We evaluate the corrosion characteristics of ferrous and non-ferrous metal alloys determined by the anodic and the cathodic reactions taking place at the corroding surface. The anodic reaction causes metal dissolution and weight loss in alloys that form a porous oxide film, or localized pitting attack in alloys protected by a compact oxide film which acts as a barrier against the corroding environment. In some corroding environments, the cathodic reactions can lead to hydrogen uptake by the metal, detrimental under residual or applied stress when exposed to chloride, carbon dioxide, or hydrogen sulfide.
The resistance to corrosion is subject to the type of metal alloy and its corroding environment. Copper and copper alloys do not form a protective oxide film and corrode easily by metal dissolution when exposed to an aggressive marine ambient. The left graph shows the electrochemical polarization behavior of copper in a marine-like solution containing 3.5% NaCl, sodium chloride. Analysis of the linear graph below and above the copper corrosion potential of -0.228 V provides a corrosion dissolution rate of 26.7 µm/y.

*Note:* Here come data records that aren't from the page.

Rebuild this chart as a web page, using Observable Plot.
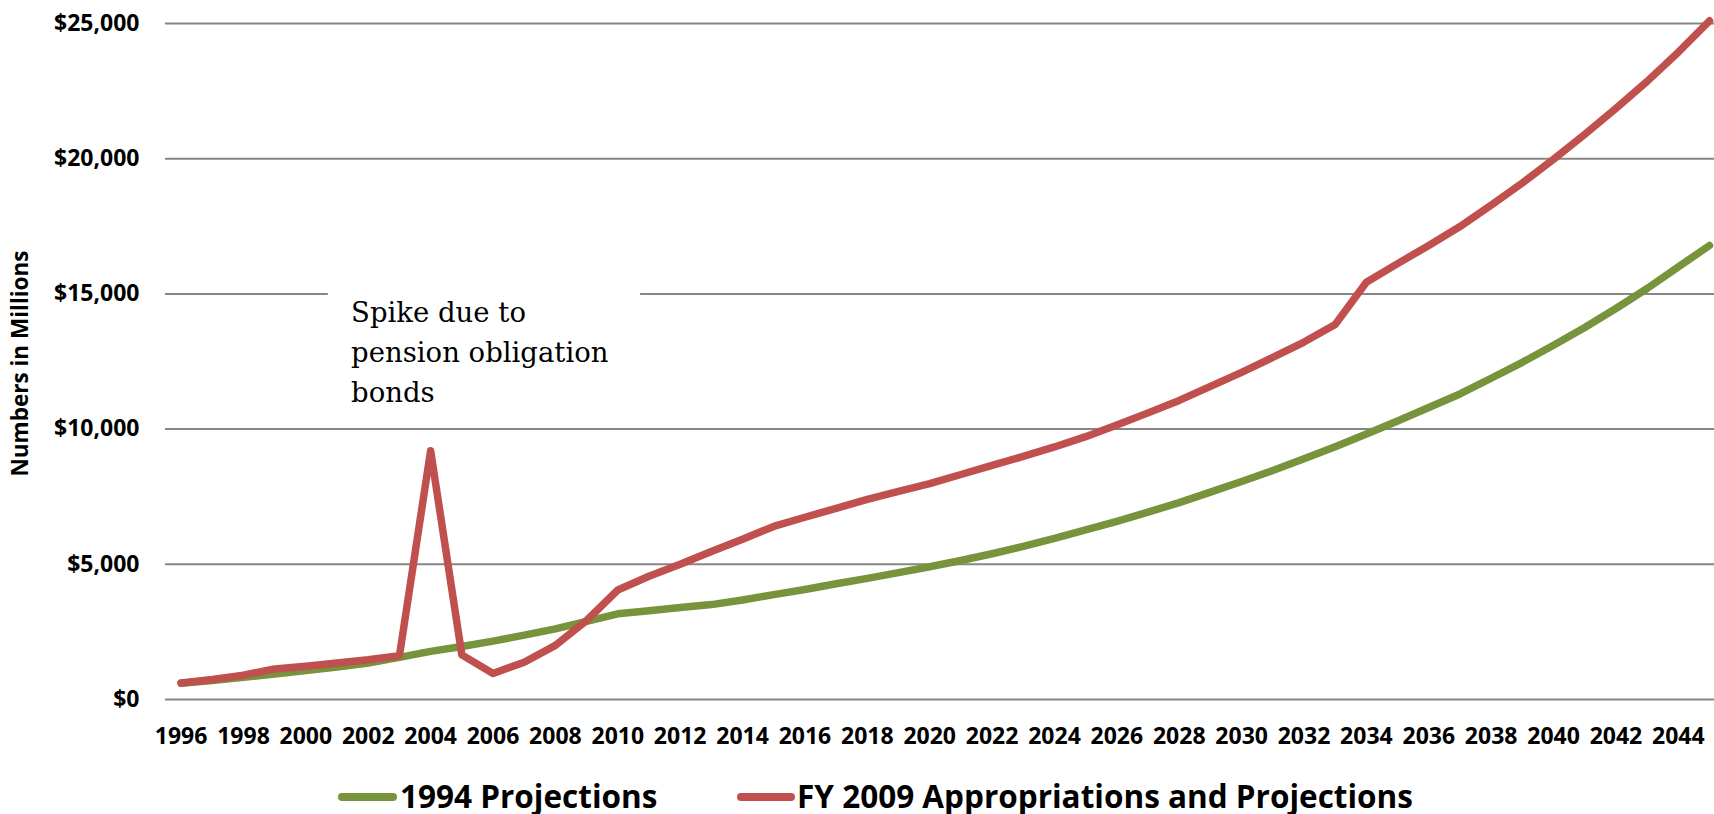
<!DOCTYPE html>
<html>
<head>
<meta charset="utf-8">
<script src="https://cdn.jsdelivr.net/npm/d3@7"></script>
<script src="https://cdn.jsdelivr.net/npm/@observablehq/plot@0.6"></script>
<style>
  html, body { margin: 0; padding: 0; background: #fff; }
  #wrap { position: relative; width: 1714px; height: 814px; overflow: hidden; }
  #legend { position: absolute; left: 0; top: 760px; width: 1714px; height: 54px; font-family: "Open Sans", sans-serif; font-weight: 700; font-size: 31.5px; color: #000; }
  .sw { position: absolute; height: 8px; border-radius: 4px; top: 33px; }
  .lt { position: absolute; top: 16px; line-height: 40px; white-space: nowrap; }
</style>
</head>
<body>
<div id="wrap">
  <div id="chart"></div>
  <div id="legend"></div>
</div>
<script>
const years = [1996,1997,1998,1999,2000,2001,2002,2003,2004,2005,2006,2007,2008,2009,2010,2011,2012,2013,2014,2015,2016,2017,2018,2019,2020,2021,2022,2023,2024,2025,2026,2027,2028,2029,2030,2031,2032,2033,2034,2035,2036,2037,2038,2039,2040,2041,2042,2043,2044,2045];

const projections1994 = [600,700,820,940,1070,1200,1350,1560,1780,1960,2160,2380,2610,2890,3170,3280,3400,3510,3680,3880,4070,4280,4480,4690,4910,5140,5390,5660,5960,6270,6590,6930,7280,7670,8060,8470,8900,9350,9820,10300,10800,11300,11880,12470,13100,13760,14460,15200,16000,16790];

const fy2009 = [610,740,900,1130,1230,1350,1470,1620,9200,1650,960,1380,2000,2920,4050,4560,5000,5470,5930,6400,6740,7070,7400,7700,7980,8320,8660,8990,9340,9720,10150,10600,11060,11580,12100,12650,13220,13870,15430,16120,16790,17490,18280,19100,19980,20900,21860,22860,23940,25100];

const seriesNames = ["1994 Projections", "FY 2009 Appropriations and Projections"];
const seriesColors = ["#77933C", "#C0504D"];

const yTicks = [0, 5000, 10000, 15000, 20000, 25000];
const xTicks = [1996,1998,2000,2002,2004,2006,2008,2010,2012,2014,2016,2018,2020,2022,2024,2026,2028,2030,2032,2034,2036,2038,2040,2042,2044];

const yLabel = "Numbers in Millions";
const noteText = "Spike due to\npension obligation\nbonds";
const noteAnchor = [{year: 2001.45, value: 15000}];
const noteBox = [{x1: 2000.72, x2: 2010.73, y1: 10600, y2: 15600}];

const rows = [];
years.forEach((yr, i) => {
  rows.push({year: yr, value: projections1994[i], series: seriesNames[0]});
});
years.forEach((yr, i) => {
  rows.push({year: yr, value: fy2009[i], series: seriesNames[1]});
});

const fmt = d => "$" + d3.format(",")(d);

const chart = Plot.plot({
  width: 1714,
  height: 760,
  marginTop: 23,
  marginBottom: 61,
  marginLeft: 165,
  marginRight: 0,
  style: {fontFamily: "Open Sans, sans-serif", fontWeight: "700", fontSize: "23px", color: "#000", background: "#fff"},
  x: {type: "linear", domain: [1995.5, 2045.16]},
  y: {domain: [0, 25000]},
  marks: [
    Plot.ruleY(yTicks, {stroke: "#868686", strokeWidth: 2}),
    Plot.rect(noteBox, {x1: "x1", x2: "x2", y1: "y1", y2: "y2", fill: "#fff"}),
    Plot.axisY({ticks: yTicks, tickFormat: fmt, tickSize: 0, tickPadding: 26, label: null, fontSize: 23, fontWeight: 700}),
    Plot.axisX({ticks: xTicks, tickFormat: d => String(d), tickSize: 0, tickPadding: 28, label: null, fontSize: 23, fontWeight: 700}),
    Plot.line(rows.filter(d => d.series === seriesNames[0]), {x: "year", y: "value", stroke: seriesColors[0], strokeWidth: 7.5, strokeLinecap: "round", strokeLinejoin: "round"}),
    Plot.line(rows.filter(d => d.series === seriesNames[1]), {x: "year", y: "value", stroke: seriesColors[1], strokeWidth: 7.5, strokeLinecap: "round", strokeLinejoin: "round"}),
    Plot.text(noteAnchor, {x: "year", y: "value", text: () => noteText, textAnchor: "start", lineAnchor: "top", lineHeight: 1.45, fontFamily: "DejaVu Serif, serif", fontWeight: 400, fontSize: 27.5, fill: "#000"}),
    Plot.text([yLabel], {frameAnchor: "left", textAnchor: "middle", dx: -145, dy: 2, rotate: -90, text: d => d, fontSize: 22.5, fontWeight: 700, fill: "#000"})
  ]
});
document.getElementById("chart").appendChild(chart);

const legend = document.getElementById("legend");
const legendPos = [{sw: 338, swW: 59, tx: 400}, {sw: 737, swW: 58, tx: 797}];
seriesNames.forEach((name, i) => {
  const s = document.createElement("div");
  s.className = "sw";
  s.style.left = legendPos[i].sw + "px";
  s.style.width = legendPos[i].swW + "px";
  s.style.background = seriesColors[i];
  legend.appendChild(s);
  const t = document.createElement("div");
  t.className = "lt";
  t.style.left = legendPos[i].tx + "px";
  t.textContent = name;
  legend.appendChild(t);
});
</script>
</body>
</html>
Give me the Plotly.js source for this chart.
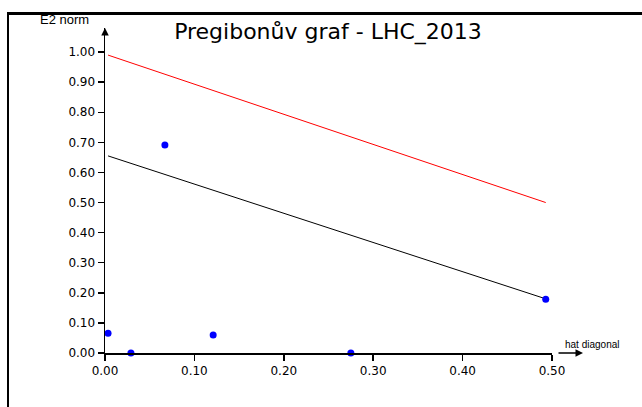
<!DOCTYPE html>
<html>
<head>
<meta charset="utf-8">
<script src="https://cdn.plot.ly/plotly-3.0.1.min.js"></script>
<style>
html,body{margin:0;padding:0;background:#fff;}
#wrap{position:relative;width:642px;height:407px;}
#chart{width:642px;height:407px;}
#frame{position:absolute;left:7px;top:12px;width:640px;height:400px;border-left:2px solid #000;border-top:3px solid #000;pointer-events:none;z-index:10;}
</style>
</head>
<body>
<div id="wrap"><div id="chart"></div><div id="frame"></div></div>
<script>
// Data
const leverage = [0.0034, 0.029, 0.067, 0.121, 0.275, 0.493];
const e2norm   = [0.066, 0.0, 0.691, 0.060, 0.0, 0.179];
const redLineX = [0.0034, 0.493];
const redLineY = [0.99, 0.50];
const blackLineX = [0.0034, 0.493];
const blackLineY = [0.655, 0.18];
const titleText = "Pregibonův graf - LHC_2013";
const yLabel = "E2 norm";
const xLabel = "hat diagonal";

const traces = [
  {x: redLineX, y: redLineY, mode: 'lines', line: {color: 'rgb(255,0,0)', width: 1}, hoverinfo: 'skip'},
  {x: blackLineX, y: blackLineY, mode: 'lines', line: {color: 'black', width: 1}, hoverinfo: 'skip'},
  {x: leverage, y: e2norm, mode: 'markers', marker: {color: 'rgb(0,0,255)', size: 7}, cliponaxis: false}
];

const tickFont = {family: 'DejaVu Sans, sans-serif', size: 12, color: 'black'};

const layout = {
  width: 642, height: 407,
  margin: {l: 105, r: 90, t: 28, b: 54, pad: 0},
  paper_bgcolor: 'white', plot_bgcolor: 'white',
  showlegend: false,
  title: {text: titleText, x: 328/642, xanchor: 'center', y: 1 - 31/407, yanchor: 'middle',
          font: {family: 'DejaVu Sans, sans-serif', size: 22, color: 'black'}},
  xaxis: {range: [0, 0.5], dtick: 0.1, tick0: 0, tickformat: '.2f', showgrid: false, zeroline: false,
          showline: true, linecolor: 'black', linewidth: 1.5, ticks: 'outside', ticklen: 6, tickwidth: 1.5,
          tickcolor: 'black', tickfont: tickFont, fixedrange: true},
  yaxis: {range: [0, 1.08], dtick: 0.1, tick0: 0, tickformat: '.2f', showgrid: false, zeroline: false,
          showline: true, linecolor: 'black', linewidth: 1.5, ticks: 'outside', ticklen: 6, tickwidth: 1.5,
          tickcolor: 'black', tickfont: tickFont, fixedrange: true},
  annotations: [
    {xref: 'paper', yref: 'paper', x: (64-105)/447, y: (353-20)/325, text: yLabel, showarrow: false,
     font: {family: 'Liberation Sans, Arial, sans-serif', size: 13, color: 'black'}, xanchor: 'center', yanchor: 'middle'},
    {xref: 'paper', yref: 'paper', x: (592-105)/447, y: (353-344)/325, text: xLabel, showarrow: false,
     font: {family: 'Liberation Sans, Arial, sans-serif', size: 10, color: 'black'}, xanchor: 'center', yanchor: 'middle'},
    {xref: 'paper', yref: 'paper', x: (583-105)/447, y: 0, ax: -26, ay: 0, text: '', showarrow: true,
     arrowhead: 2, arrowsize: 1, arrowwidth: 1.5, arrowcolor: 'black'},
    {xref: 'paper', yref: 'paper', x: 0, y: 1, ax: 0, ay: 8, text: '', showarrow: true,
     arrowhead: 2, arrowsize: 1, arrowwidth: 1.5, arrowcolor: 'black'}
  ]
};

Plotly.newPlot('chart', traces, layout, {displayModeBar: false, staticPlot: true});
</script>
</body>
</html>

Examples of alloys that resist to corrosion are stainless steels. The adjacent polarization graph displays a blue curve corresponding to the polarization of 303 stainless steel (SS) and a red curve corresponding to the polarization of copper in 3.5% NaCl solution at room temperature. The anodic dissolution region of 303 SS from -0.125 V to about +0.265 V exhibits a significantly suppressed metal dissolution current, unlike the case of copper. Accordingly, the corrosion rate of 303 SS is suppressed to about 0.626 µA/y. The observed small current spikes starting at 0.061 V are due to a breakdown/repassivation event of the SS surface caused by the action of chloride. Oxide breakdown and re-passivation events take place until the steel pitting potential is reached at about 0.265 V. Beyond the pitting potential the alloy is unable to re-passivate, causing a fast and continuous current rise due to pitting corrosion.
Polarization linear sweep of copper, 1 cm2, in 3.5% NaCl solution at room temperature displaying a corrosion potential at -0.228 V vs. Ag/AgCl. The steep slope above -0.228 V indicates large anodic currents due to its fast corrosion rate calculated at 26.7 µm/y.
Red-Cu: Uninhibited Corrosion. No Pitting Blue-303SS: Inhibited Corrosion. Pitting Polarization of 303 SS, 1 cm2, in 3.5% NaCl solution (blue) showing a suppressed current of about 0.626 µA/y between -0.166V and 0.265V, contrasting that of copper (red). Starting at 0.265 V, 303SS, exhibits a large current increase due to a breakdown of the oxide film leading to pitting attack.
Pits formed on 304 stainless steel after polarizing this alloy in 3.5% NaCl solution to potentials beyond its pitting potential.